• **Written exercise**
Without including the pictures, copy out every line below.

• **Information given**

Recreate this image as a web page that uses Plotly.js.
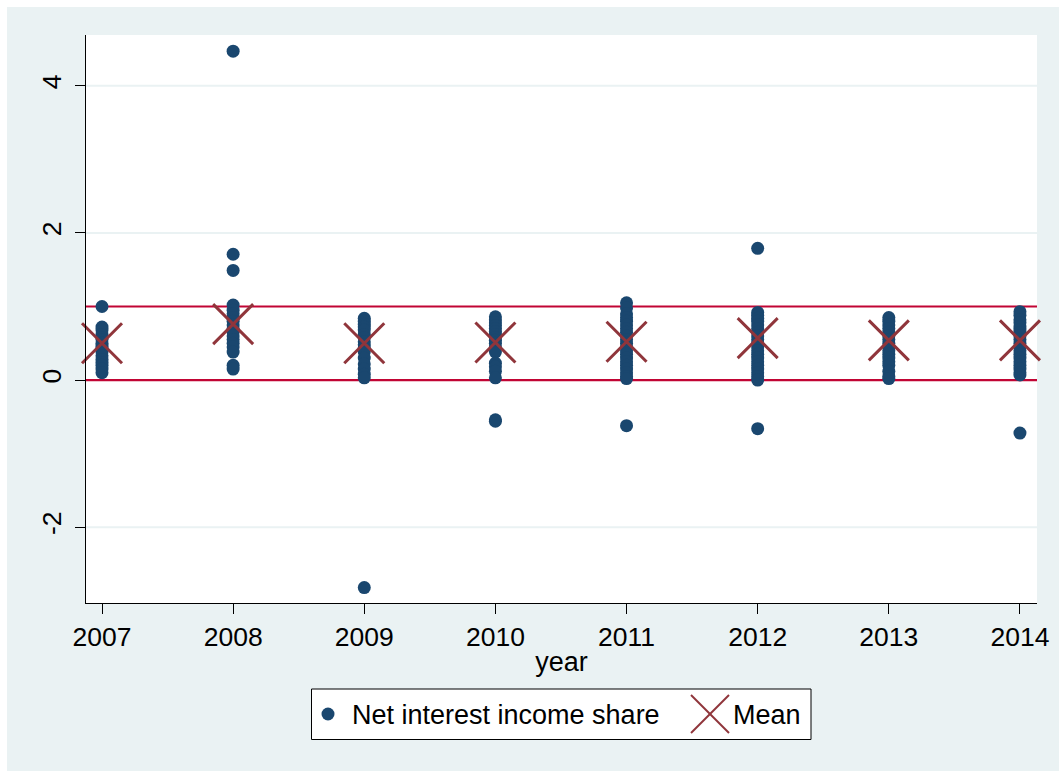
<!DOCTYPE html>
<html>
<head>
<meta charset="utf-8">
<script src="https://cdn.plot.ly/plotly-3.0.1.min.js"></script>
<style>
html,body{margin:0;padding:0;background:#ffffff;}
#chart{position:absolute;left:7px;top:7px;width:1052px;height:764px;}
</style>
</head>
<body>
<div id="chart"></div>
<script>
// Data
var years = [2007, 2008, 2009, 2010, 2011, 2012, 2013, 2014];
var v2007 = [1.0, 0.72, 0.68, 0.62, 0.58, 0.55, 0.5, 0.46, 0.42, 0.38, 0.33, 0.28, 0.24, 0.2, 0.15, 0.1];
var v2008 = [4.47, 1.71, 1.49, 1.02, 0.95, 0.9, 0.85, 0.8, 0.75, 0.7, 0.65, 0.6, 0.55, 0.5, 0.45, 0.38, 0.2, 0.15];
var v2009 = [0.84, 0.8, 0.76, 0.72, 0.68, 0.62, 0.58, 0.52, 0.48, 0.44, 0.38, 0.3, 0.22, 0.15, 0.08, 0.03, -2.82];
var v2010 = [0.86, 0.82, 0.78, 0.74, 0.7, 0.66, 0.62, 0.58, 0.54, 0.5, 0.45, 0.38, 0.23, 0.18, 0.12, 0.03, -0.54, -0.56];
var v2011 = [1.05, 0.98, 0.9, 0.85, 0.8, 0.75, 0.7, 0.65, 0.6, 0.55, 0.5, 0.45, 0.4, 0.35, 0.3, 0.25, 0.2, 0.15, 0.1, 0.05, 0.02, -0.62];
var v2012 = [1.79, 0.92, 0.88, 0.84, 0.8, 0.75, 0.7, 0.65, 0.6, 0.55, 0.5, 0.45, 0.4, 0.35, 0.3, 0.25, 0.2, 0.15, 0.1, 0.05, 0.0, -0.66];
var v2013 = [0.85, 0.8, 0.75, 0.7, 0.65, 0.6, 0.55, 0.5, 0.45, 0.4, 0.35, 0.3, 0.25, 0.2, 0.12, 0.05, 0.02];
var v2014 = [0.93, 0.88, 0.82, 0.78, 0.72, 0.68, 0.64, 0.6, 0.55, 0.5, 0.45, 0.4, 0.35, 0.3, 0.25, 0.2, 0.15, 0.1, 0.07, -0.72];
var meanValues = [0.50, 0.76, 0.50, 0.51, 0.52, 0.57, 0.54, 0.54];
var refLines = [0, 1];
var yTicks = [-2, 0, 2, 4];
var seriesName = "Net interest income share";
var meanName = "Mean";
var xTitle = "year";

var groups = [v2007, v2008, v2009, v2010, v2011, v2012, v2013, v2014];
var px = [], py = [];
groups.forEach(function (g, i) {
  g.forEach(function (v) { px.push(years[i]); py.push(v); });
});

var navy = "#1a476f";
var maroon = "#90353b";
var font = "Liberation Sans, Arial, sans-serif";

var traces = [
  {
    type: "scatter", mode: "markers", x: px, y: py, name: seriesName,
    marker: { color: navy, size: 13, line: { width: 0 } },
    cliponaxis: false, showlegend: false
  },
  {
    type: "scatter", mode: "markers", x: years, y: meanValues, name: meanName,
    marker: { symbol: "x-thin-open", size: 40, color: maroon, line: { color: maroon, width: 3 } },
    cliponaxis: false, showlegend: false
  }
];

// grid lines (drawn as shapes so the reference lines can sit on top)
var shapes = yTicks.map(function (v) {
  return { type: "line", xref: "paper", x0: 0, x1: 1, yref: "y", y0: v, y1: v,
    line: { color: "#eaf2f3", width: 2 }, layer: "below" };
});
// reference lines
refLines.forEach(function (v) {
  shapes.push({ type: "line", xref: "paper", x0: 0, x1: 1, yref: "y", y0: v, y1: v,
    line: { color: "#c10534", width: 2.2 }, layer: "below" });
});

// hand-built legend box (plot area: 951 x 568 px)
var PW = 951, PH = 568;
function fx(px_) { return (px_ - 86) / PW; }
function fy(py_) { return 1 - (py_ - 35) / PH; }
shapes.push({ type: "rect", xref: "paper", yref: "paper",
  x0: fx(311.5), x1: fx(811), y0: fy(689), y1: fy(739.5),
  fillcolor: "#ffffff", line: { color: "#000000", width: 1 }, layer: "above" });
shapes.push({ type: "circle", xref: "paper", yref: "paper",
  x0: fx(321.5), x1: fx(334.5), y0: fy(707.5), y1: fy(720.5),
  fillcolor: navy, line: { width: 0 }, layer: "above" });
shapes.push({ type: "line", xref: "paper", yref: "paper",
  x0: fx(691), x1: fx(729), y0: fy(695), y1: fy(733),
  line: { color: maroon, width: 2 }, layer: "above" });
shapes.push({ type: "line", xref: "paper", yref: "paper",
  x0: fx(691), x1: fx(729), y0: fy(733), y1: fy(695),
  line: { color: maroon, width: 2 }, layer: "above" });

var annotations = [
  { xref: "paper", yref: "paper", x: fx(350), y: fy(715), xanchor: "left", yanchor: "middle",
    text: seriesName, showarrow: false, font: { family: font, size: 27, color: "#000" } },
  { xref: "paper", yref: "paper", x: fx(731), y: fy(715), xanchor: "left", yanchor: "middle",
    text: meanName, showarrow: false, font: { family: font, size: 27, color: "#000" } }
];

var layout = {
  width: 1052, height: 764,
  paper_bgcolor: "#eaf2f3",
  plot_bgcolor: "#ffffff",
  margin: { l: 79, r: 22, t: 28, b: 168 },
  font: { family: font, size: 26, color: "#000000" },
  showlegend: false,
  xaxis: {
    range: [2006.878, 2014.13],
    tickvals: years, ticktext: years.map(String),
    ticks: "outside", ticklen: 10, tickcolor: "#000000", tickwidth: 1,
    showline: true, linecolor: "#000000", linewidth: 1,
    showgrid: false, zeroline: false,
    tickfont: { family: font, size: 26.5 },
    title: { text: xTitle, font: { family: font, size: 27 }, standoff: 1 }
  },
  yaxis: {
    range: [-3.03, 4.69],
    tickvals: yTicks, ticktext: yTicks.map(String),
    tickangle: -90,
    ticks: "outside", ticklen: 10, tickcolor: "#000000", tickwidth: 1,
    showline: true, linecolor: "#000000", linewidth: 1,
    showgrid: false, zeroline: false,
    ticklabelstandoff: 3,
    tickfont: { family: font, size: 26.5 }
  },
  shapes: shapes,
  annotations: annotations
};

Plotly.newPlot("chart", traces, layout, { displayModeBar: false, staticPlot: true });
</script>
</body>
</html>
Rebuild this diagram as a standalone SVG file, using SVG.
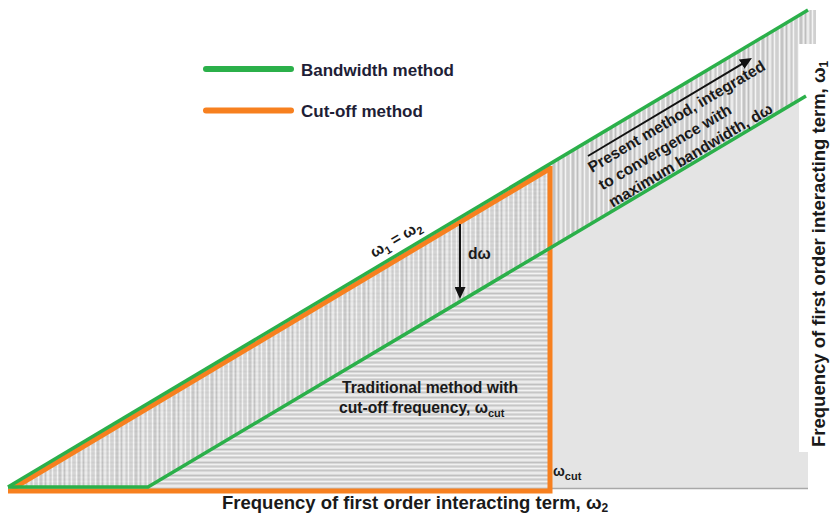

• **Result of the task**
Recreate this image as a web page that uses Plotly.js.
<!DOCTYPE html>
<html>
<head>
<meta charset="utf-8">
<script src="https://cdn.plot.ly/plotly-3.0.1.min.js"></script>
<style>
html,body{margin:0;padding:0;background:#ffffff;}
#chart{position:absolute;left:7px;top:7px;width:1052px;height:764px;}
</style>
</head>
<body>
<div id="chart"></div>
<script>
// Data
var years = [2007, 2008, 2009, 2010, 2011, 2012, 2013, 2014];
var v2007 = [1.0, 0.72, 0.68, 0.62, 0.58, 0.55, 0.5, 0.46, 0.42, 0.38, 0.33, 0.28, 0.24, 0.2, 0.15, 0.1];
var v2008 = [4.47, 1.71, 1.49, 1.02, 0.95, 0.9, 0.85, 0.8, 0.75, 0.7, 0.65, 0.6, 0.55, 0.5, 0.45, 0.38, 0.2, 0.15];
var v2009 = [0.84, 0.8, 0.76, 0.72, 0.68, 0.62, 0.58, 0.52, 0.48, 0.44, 0.38, 0.3, 0.22, 0.15, 0.08, 0.03, -2.82];
var v2010 = [0.86, 0.82, 0.78, 0.74, 0.7, 0.66, 0.62, 0.58, 0.54, 0.5, 0.45, 0.38, 0.23, 0.18, 0.12, 0.03, -0.54, -0.56];
var v2011 = [1.05, 0.98, 0.9, 0.85, 0.8, 0.75, 0.7, 0.65, 0.6, 0.55, 0.5, 0.45, 0.4, 0.35, 0.3, 0.25, 0.2, 0.15, 0.1, 0.05, 0.02, -0.62];
var v2012 = [1.79, 0.92, 0.88, 0.84, 0.8, 0.75, 0.7, 0.65, 0.6, 0.55, 0.5, 0.45, 0.4, 0.35, 0.3, 0.25, 0.2, 0.15, 0.1, 0.05, 0.0, -0.66];
var v2013 = [0.85, 0.8, 0.75, 0.7, 0.65, 0.6, 0.55, 0.5, 0.45, 0.4, 0.35, 0.3, 0.25, 0.2, 0.12, 0.05, 0.02];
var v2014 = [0.93, 0.88, 0.82, 0.78, 0.72, 0.68, 0.64, 0.6, 0.55, 0.5, 0.45, 0.4, 0.35, 0.3, 0.25, 0.2, 0.15, 0.1, 0.07, -0.72];
var meanValues = [0.50, 0.76, 0.50, 0.51, 0.52, 0.57, 0.54, 0.54];
var refLines = [0, 1];
var yTicks = [-2, 0, 2, 4];
var seriesName = "Net interest income share";
var meanName = "Mean";
var xTitle = "year";

var groups = [v2007, v2008, v2009, v2010, v2011, v2012, v2013, v2014];
var px = [], py = [];
groups.forEach(function (g, i) {
  g.forEach(function (v) { px.push(years[i]); py.push(v); });
});

var navy = "#1a476f";
var maroon = "#90353b";
var font = "Liberation Sans, Arial, sans-serif";

var traces = [
  {
    type: "scatter", mode: "markers", x: px, y: py, name: seriesName,
    marker: { color: navy, size: 13, line: { width: 0 } },
    cliponaxis: false, showlegend: false
  },
  {
    type: "scatter", mode: "markers", x: years, y: meanValues, name: meanName,
    marker: { symbol: "x-thin-open", size: 40, color: maroon, line: { color: maroon, width: 3 } },
    cliponaxis: false, showlegend: false
  }
];

// grid lines (drawn as shapes so the reference lines can sit on top)
var shapes = yTicks.map(function (v) {
  return { type: "line", xref: "paper", x0: 0, x1: 1, yref: "y", y0: v, y1: v,
    line: { color: "#eaf2f3", width: 2 }, layer: "below" };
});
// reference lines
refLines.forEach(function (v) {
  shapes.push({ type: "line", xref: "paper", x0: 0, x1: 1, yref: "y", y0: v, y1: v,
    line: { color: "#c10534", width: 2.2 }, layer: "below" });
});

// hand-built legend box (plot area: 951 x 568 px)
var PW = 951, PH = 568;
function fx(px_) { return (px_ - 86) / PW; }
function fy(py_) { return 1 - (py_ - 35) / PH; }
shapes.push({ type: "rect", xref: "paper", yref: "paper",
  x0: fx(311.5), x1: fx(811), y0: fy(689), y1: fy(739.5),
  fillcolor: "#ffffff", line: { color: "#000000", width: 1 }, layer: "above" });
shapes.push({ type: "circle", xref: "paper", yref: "paper",
  x0: fx(321.5), x1: fx(334.5), y0: fy(707.5), y1: fy(720.5),
  fillcolor: navy, line: { width: 0 }, layer: "above" });
shapes.push({ type: "line", xref: "paper", yref: "paper",
  x0: fx(691), x1: fx(729), y0: fy(695), y1: fy(733),
  line: { color: maroon, width: 2 }, layer: "above" });
shapes.push({ type: "line", xref: "paper", yref: "paper",
  x0: fx(691), x1: fx(729), y0: fy(733), y1: fy(695),
  line: { color: maroon, width: 2 }, layer: "above" });

var annotations = [
  { xref: "paper", yref: "paper", x: fx(350), y: fy(715), xanchor: "left", yanchor: "middle",
    text: seriesName, showarrow: false, font: { family: font, size: 27, color: "#000" } },
  { xref: "paper", yref: "paper", x: fx(731), y: fy(715), xanchor: "left", yanchor: "middle",
    text: meanName, showarrow: false, font: { family: font, size: 27, color: "#000" } }
];

var layout = {
  width: 1052, height: 764,
  paper_bgcolor: "#eaf2f3",
  plot_bgcolor: "#ffffff",
  margin: { l: 79, r: 22, t: 28, b: 168 },
  font: { family: font, size: 26, color: "#000000" },
  showlegend: false,
  xaxis: {
    range: [2006.878, 2014.13],
    tickvals: years, ticktext: years.map(String),
    ticks: "outside", ticklen: 10, tickcolor: "#000000", tickwidth: 1,
    showline: true, linecolor: "#000000", linewidth: 1,
    showgrid: false, zeroline: false,
    tickfont: { family: font, size: 26.5 },
    title: { text: xTitle, font: { family: font, size: 27 }, standoff: 1 }
  },
  yaxis: {
    range: [-3.03, 4.69],
    tickvals: yTicks, ticktext: yTicks.map(String),
    tickangle: -90,
    ticks: "outside", ticklen: 10, tickcolor: "#000000", tickwidth: 1,
    showline: true, linecolor: "#000000", linewidth: 1,
    showgrid: false, zeroline: false,
    ticklabelstandoff: 3,
    tickfont: { family: font, size: 26.5 }
  },
  shapes: shapes,
  annotations: annotations
};

Plotly.newPlot("chart", traces, layout, { displayModeBar: false, staticPlot: true });
</script>
</body>
</html>
Rebuild this diagram as a standalone SVG file, using SVG.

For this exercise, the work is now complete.